Explore the Configuration File

Each item in the configuration file may accept many parameters.

See Also
Create a Simple MOTPipe
Perform Language Detection and Word Lemmatization
Extract Named Entities
Use Case
<ling:MOTConfig xmlns="exa:com.exalead.linguistic.v10">
  <!-- Tokenizers -->
  <ling:StandardTokenizer >
    <ling:charOverrides>
      <ling:StandardTokenizerOverride type="token" toOverride=":" />
    </ling:charOverrides>
    <ling:patternOverrides>
      <ling:StandardTokenizerOverride type="token" toOverride="[[:alnum:]][&amp;][[:alnum:]]" />
      <ling:StandardTokenizerOverride type="token" toOverride="[[:alnum:]]*[.]net" />
      <ling:StandardTokenizerOverride type="token" toOverride="[[:alnum:]]+[+]+" />
      <ling:StandardTokenizerOverride type="token" toOverride="[[:alnum:]]+#" />
    </ling:patternOverrides>
  </ling:StandardTokenizer>

  <!-- Normalizer -->
  <ling:NormalizerConfig>
    <ling:NormalizerIndexLower language="fr" word="thé" />
    <ling:NormalizerIndexLower language="fr" word="maïs" />
  </ling:NormalizerConfig>

  <!-- Semantic Processors -->
  <ling:Lemmatizer name="englishLemmatizer" language="en" />
  <ling:Lemmatizer name="frenchLemmatizer" language="fr" />
</ling:MOTConfig>

You can see that the Standard Tokenizer accepts specific overrides:

  • For characters: the : character is considered as an alphabetical character and not punctuation.
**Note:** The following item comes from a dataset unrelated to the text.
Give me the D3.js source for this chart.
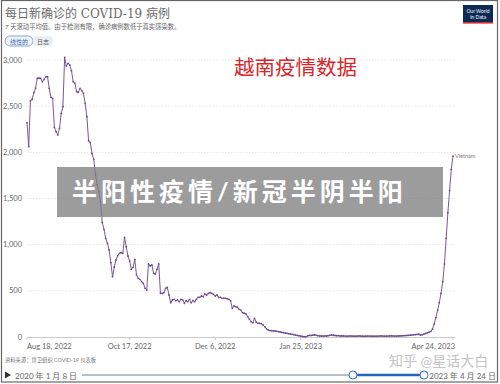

For example, a:b is only one token.

  • For patterns: any sequence of characters that match the specified regexp are considered as a whole token. For example, R&D that matches the first pattern.

You can also configure the Normalizer with normalization exceptions. Here, the forms thé, Thé, or THÉ are all normalized to thé and not the.